Records with drawing code:
□ □ □

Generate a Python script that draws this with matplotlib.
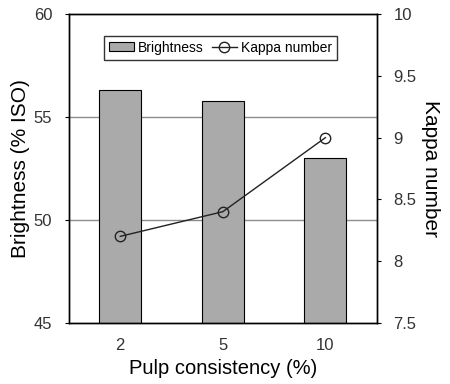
import matplotlib
matplotlib.use("Agg")
import numpy as np
from matplotlib import pyplot as plt

plt.rcParams['font.family'] = ['Liberation Sans', 'DejaVu Sans']

consistency = ['2', '5', '10']
brightness = [56.3, 55.8, 53.0]
kappa = [8.2, 8.4, 9.0]

fig = plt.figure(figsize=(4.5, 3.84), dpi=100)
ax = fig.add_axes([0.1533, 0.1596, 0.6837, 0.8032])
ax2 = ax.twinx()

x = np.arange(len(consistency))
ax.set_zorder(1)
ax2.set_zorder(2)
ax.patch.set_visible(False)

for yv in [50, 55]:
    ax.axhline(yv, color='#8c8c8c', lw=1, zorder=0)
bars = ax.bar(x, brightness, width=0.41, color='#aaaaaa', edgecolor='black',
              linewidth=0.8, zorder=2, label='Brightness')
ln, = ax2.plot(x, kappa, color='#222222', lw=1, marker='o', markersize=7.5,
               markerfacecolor='none', markeredgecolor='#222222',
               markeredgewidth=1, label='Kappa number')

ax.set_xlim(-0.5, 2.5)
ax.set_ylim(45, 60)
ax.set_yticks([45, 50, 55, 60])
ax2.set_ylim(7.5, 10)
ax2.set_yticks([7.5, 8, 8.5, 9, 9.5, 10])
ax2.set_yticklabels(['7.5', '8', '8.5', '9', '9.5', '10'])
ax.set_xticks(x)
ax.set_xticklabels(consistency)

ax.tick_params(axis='x', length=0, pad=11, labelsize=12, labelcolor='#333333')
ax.tick_params(axis='y', direction='out', length=3, pad=9, labelsize=12,
               labelcolor='#333333')
ax2.tick_params(axis='y', direction='out', length=3, pad=9, labelsize=12,
                labelcolor='#333333')

for a in (ax, ax2):
    for s in a.spines.values():
        s.set_linewidth(1)
        s.set_color('black')

ax.set_xlabel('Pulp consistency (%)', fontsize=14.5, labelpad=4)
ax.set_ylabel('Brightness (% ISO)', fontsize=15, labelpad=3)
ax2.set_ylabel('Kappa number', fontsize=15, rotation=270, labelpad=17)

leg = ax2.legend([bars, ln], ['Brightness', 'Kappa number'], ncol=2,
                 loc='upper center', bbox_to_anchor=(0.492, 0.93),
                 fontsize=10, frameon=True, fancybox=False, edgecolor='black',
                 handlelength=1.8, handleheight=0.6, handletextpad=0.3,
                 columnspacing=0.6, borderpad=0.35, borderaxespad=0)
leg.get_frame().set_linewidth(1)

fig.savefig('out.png', dpi=100)
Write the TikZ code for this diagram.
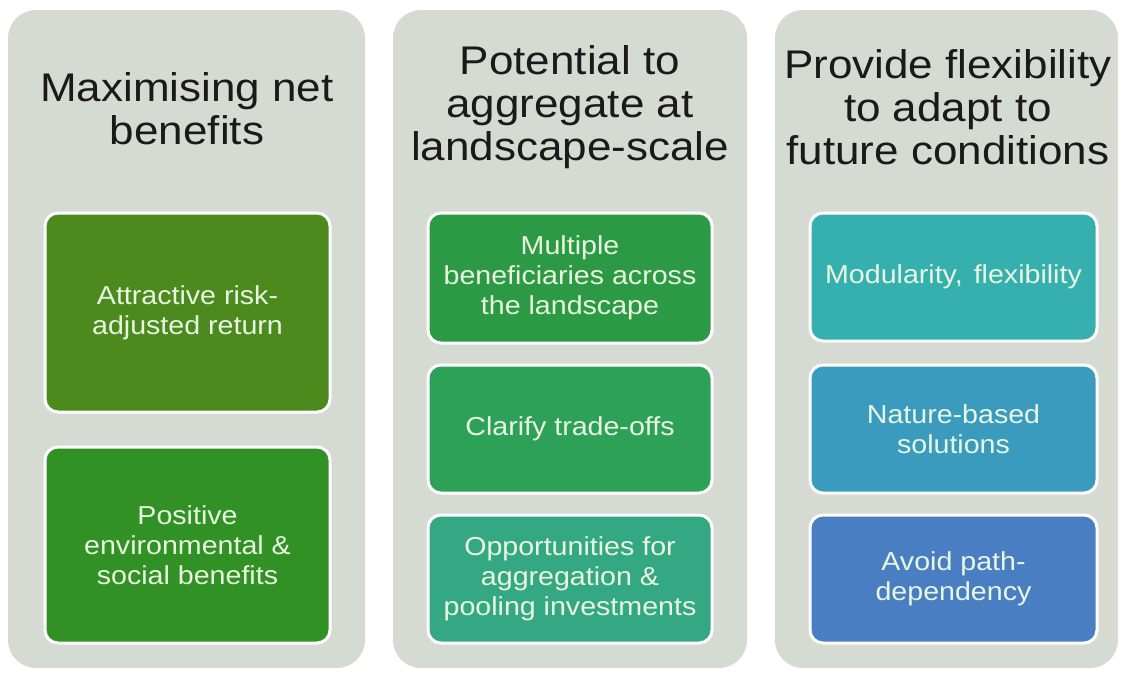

□ □ □

_What you should do_. Repeat the records above verbatim, with no pictures in the result.

_Complete output_.
Generate a Python script that draws this with matplotlib.
import matplotlib
matplotlib.use("Agg")
import numpy as np
from matplotlib import pyplot as plt

plt.rcParams['font.family'] = ['Liberation Sans', 'DejaVu Sans']

consistency = ['2', '5', '10']
brightness = [56.3, 55.8, 53.0]
kappa = [8.2, 8.4, 9.0]

fig = plt.figure(figsize=(4.5, 3.84), dpi=100)
ax = fig.add_axes([0.1533, 0.1596, 0.6837, 0.8032])
ax2 = ax.twinx()

x = np.arange(len(consistency))
ax.set_zorder(1)
ax2.set_zorder(2)
ax.patch.set_visible(False)

for yv in [50, 55]:
    ax.axhline(yv, color='#8c8c8c', lw=1, zorder=0)
bars = ax.bar(x, brightness, width=0.41, color='#aaaaaa', edgecolor='black',
              linewidth=0.8, zorder=2, label='Brightness')
ln, = ax2.plot(x, kappa, color='#222222', lw=1, marker='o', markersize=7.5,
               markerfacecolor='none', markeredgecolor='#222222',
               markeredgewidth=1, label='Kappa number')

ax.set_xlim(-0.5, 2.5)
ax.set_ylim(45, 60)
ax.set_yticks([45, 50, 55, 60])
ax2.set_ylim(7.5, 10)
ax2.set_yticks([7.5, 8, 8.5, 9, 9.5, 10])
ax2.set_yticklabels(['7.5', '8', '8.5', '9', '9.5', '10'])
ax.set_xticks(x)
ax.set_xticklabels(consistency)

ax.tick_params(axis='x', length=0, pad=11, labelsize=12, labelcolor='#333333')
ax.tick_params(axis='y', direction='out', length=3, pad=9, labelsize=12,
               labelcolor='#333333')
ax2.tick_params(axis='y', direction='out', length=3, pad=9, labelsize=12,
                labelcolor='#333333')

for a in (ax, ax2):
    for s in a.spines.values():
        s.set_linewidth(1)
        s.set_color('black')

ax.set_xlabel('Pulp consistency (%)', fontsize=14.5, labelpad=4)
ax.set_ylabel('Brightness (% ISO)', fontsize=15, labelpad=3)
ax2.set_ylabel('Kappa number', fontsize=15, rotation=270, labelpad=17)

leg = ax2.legend([bars, ln], ['Brightness', 'Kappa number'], ncol=2,
                 loc='upper center', bbox_to_anchor=(0.492, 0.93),
                 fontsize=10, frameon=True, fancybox=False, edgecolor='black',
                 handlelength=1.8, handleheight=0.6, handletextpad=0.3,
                 columnspacing=0.6, borderpad=0.35, borderaxespad=0)
leg.get_frame().set_linewidth(1)

fig.savefig('out.png', dpi=100)
Write the TikZ code for this diagram.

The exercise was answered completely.